The 'rush' To War, And The Day After Never
How often do we hear it said that America is "rushing toward war"? Presidential candidate John F. Kerry warned against the "rush to war" in a major speech at Georgetown University on January 23. The day before, the leaders of France and Germany delivered a similar warning. So did the editors of the New York Times.
Well, everything is relative. Compared to the movement of the tectonic plates or the cooling of the earth's core, the United States is indeed hurtling headlong to war. But by the normal standards of political life, the "rush to war" is a rush only in the sense that 5 o'clock on the Santa Monica Freeway is the "rush hour." The truth is that we have been inching toward war for the past ten years -- and there are still quite a number of inches left to traverse.
In the summer of 1993, Iraqi agents attempted to murder former President Bush during a visit to Kuwait. Assassinations of top political leaders are pretty notoriously grounds for war -- in fact, Saddam Hussein cited the mysterious deaths of a number of his top officials as his justification for invading Iran in 1980. If the United States had been eager for war with Iraq, the Bush plot was a perfect excuse. Instead, President Clinton fired a couple of dozen cruise missiles into downtown Baghdad.
A little over a year later, Saddam Hussein abruptly massed 80,000 troops on Iraq's border with Kuwait. The U.N. Security Council passed yet another resolution condemning Iraq (Number 949 this time). American and British units rushed into the emirate to deter a second invasion of Kuwait -- and then rushed back out again.
In 1995, Saddam's son-in-law defected to Jordan, delivering proof positive that Saddam had successfully concealed a biological-weapons program from the U.N. inspectors then operating in Iraq -- but there was again no rush.
In September 1996, Saddam Hussein invaded the Kurdish safe haven in northern Iraq. The United States had promised to protect the Kurds. An unnamed high official was quoted in news accounts at the time predicting that a military response was "very likely"; Bill Clinton himself told the White House press corps that "reckless acts have consequences." Now the rush seemed to be on for sure -- only it turned out that the consequences Clinton meant were another flurry of cruise-missile strikes.
In 1998, the U.N. inspections regime in Iraq finally and definitively collapsed.
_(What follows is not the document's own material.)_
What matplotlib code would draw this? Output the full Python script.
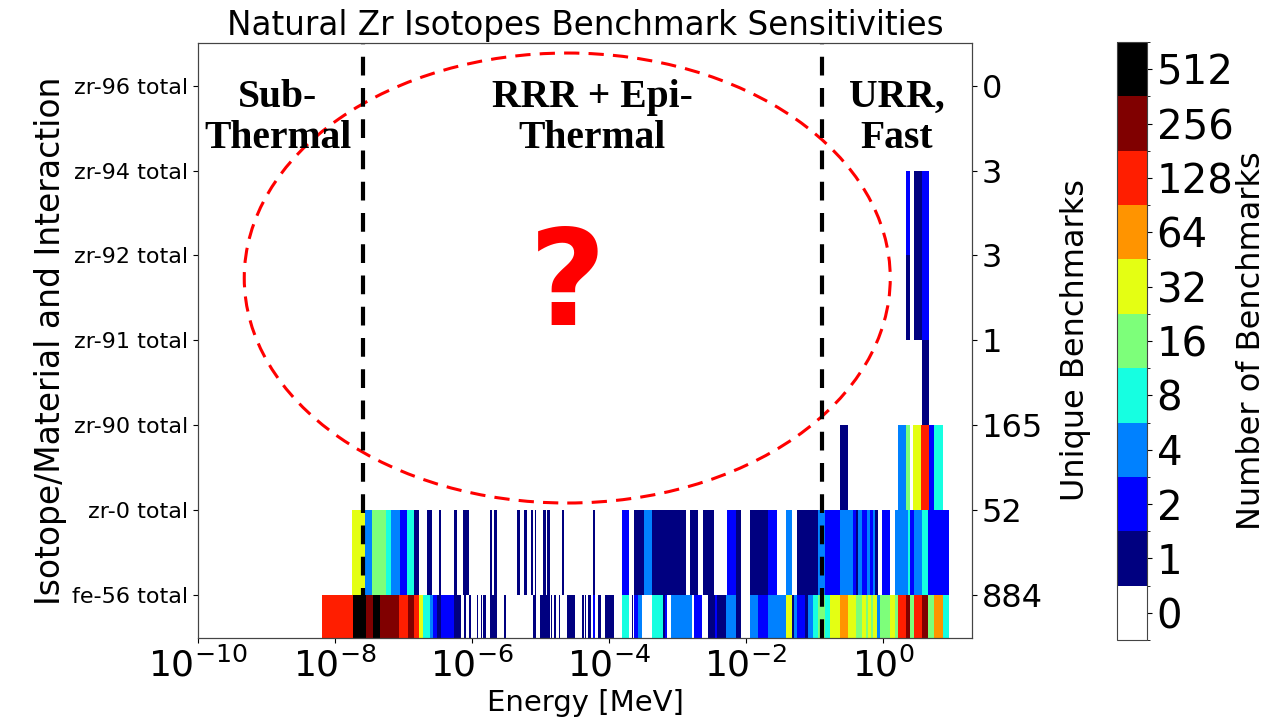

The U.N. passed another passel of resolutions; at year's end, Clinton ordered up another flurry of air strikes to coincide with the impeachment vote. When Clinton's trial ended, so did the air strikes. No rush there.
Nor was there any rushing after George W. Bush took over in January 2001. The new president seemed more than content to wait for later -- maybe a second term -- before taking action against the dictator who had outlasted two hostile U.S. presidents. After 9/11, it's true that some people around President Bush began to question the Clinton policy of leaving Saddam in power more or less indefinitely. And in January 2002, President Bush's "axis of evil" speech warned that more decisive action against Iraq would come soon.
There was a time when a year was considered a long time in warfare. But although in every other aspect of life things seem to be speeding up, apparently when it comes to fighting, time is slowing down, and what was once considered merely a brisk speed now feels like a dizzying whirl.
Eighteen months after Pearl Harbor, and the United States was already in Sicily; 18 months since 9/11, and every one of the world's terror regimes except Afghanistan is exactly where it was a year and a half ago. Well, not exactly where it was: Libya has been promoted from mere membership of the U.N. Human Rights Commission to actual chairmanship of it. Otherwise, no signs of motion.
If ever any administration has moved with deliberate speed, it is this one. But no matter how slowly it moves, it is never slow enough. No matter how often it makes its case, it has never made the case enough. And no matter how much evidence of Saddam's dangerousness it adduces, the evidence is never convincing enough. When, do you suppose, would John Kerry and President Chirac and the editors of the New York Times think it a good time to overthrow Saddam? After another three months? Or six? Isn't it really the day after never?
It is not the speed of war that disturbs them. It is the fact of war. But this time, the fact of war is inescapable. War was made on the United States, and it has no choice but to reply. But there is good news: If the preparations for the Iraq round of the war on terror have gone very, very slowly, the Iraq fight itself is probably going to go very, very fast. The shooting should be over within just a very few days from when it starts. The sooner the fighting begins in Iraq, the nearer we are to its imminent end. Which means, in other words, that this "rush to war" should really be seen as the ultimate "rush to peace."